I’d rather listen to my husband Weezy, than hear [Nicki] talking about what sounds good to Lil Wayne. She’s in the studio with men writing her shit, saying it’s hot, but only because it’s what they want to jack off to. She doesn’t make music for girls. It’s a difference when I say ‘My neck, my back, my pussy, my crack,’ because it’s my own. You should be making men bow down. I respect myself. Love yourself, hoe.

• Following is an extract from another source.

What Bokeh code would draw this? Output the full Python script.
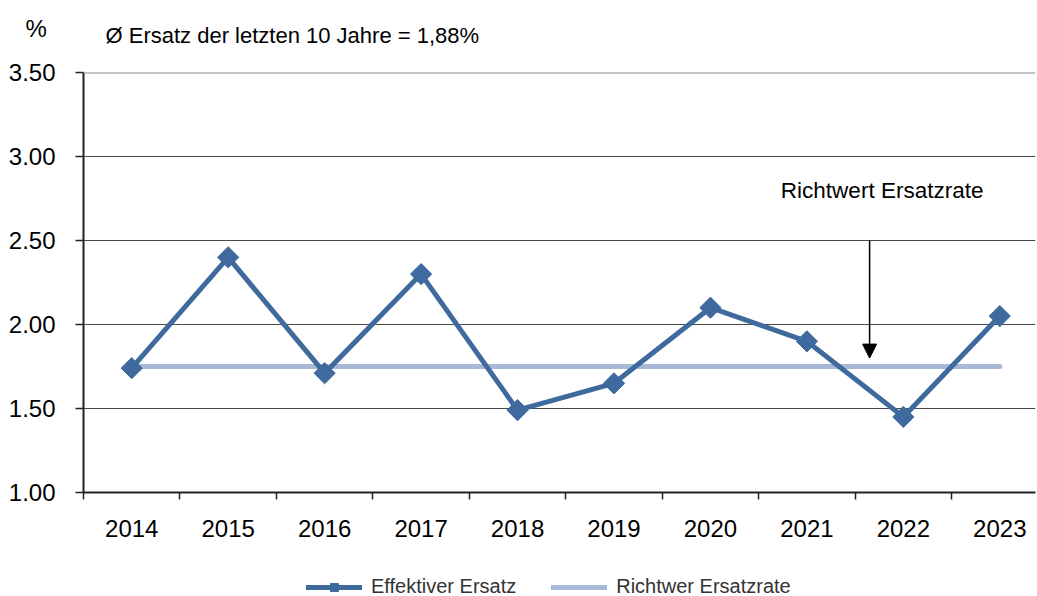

But if [Nicki] was talking about me, that was so cute. Right now, I’m in the lead. You can be a feature whore and when it’s your time to drop, you’ll have nothing to drop. Your single is horrible, your voice is annoying and they’ve heard it too much. Sit down, contemplate your album and give us something wonderful. What makes [Nicki] think that Rihanna is going to let her headline her tour with all of these features? Are they going to be on stage with you Nicki, honey? I need to do a seminar to help this girl. I’ll acknowledge she has a hot song, when I write it [laughs]. Sean Garrett wrote [“Massive Attack”]? I think she needs to call me.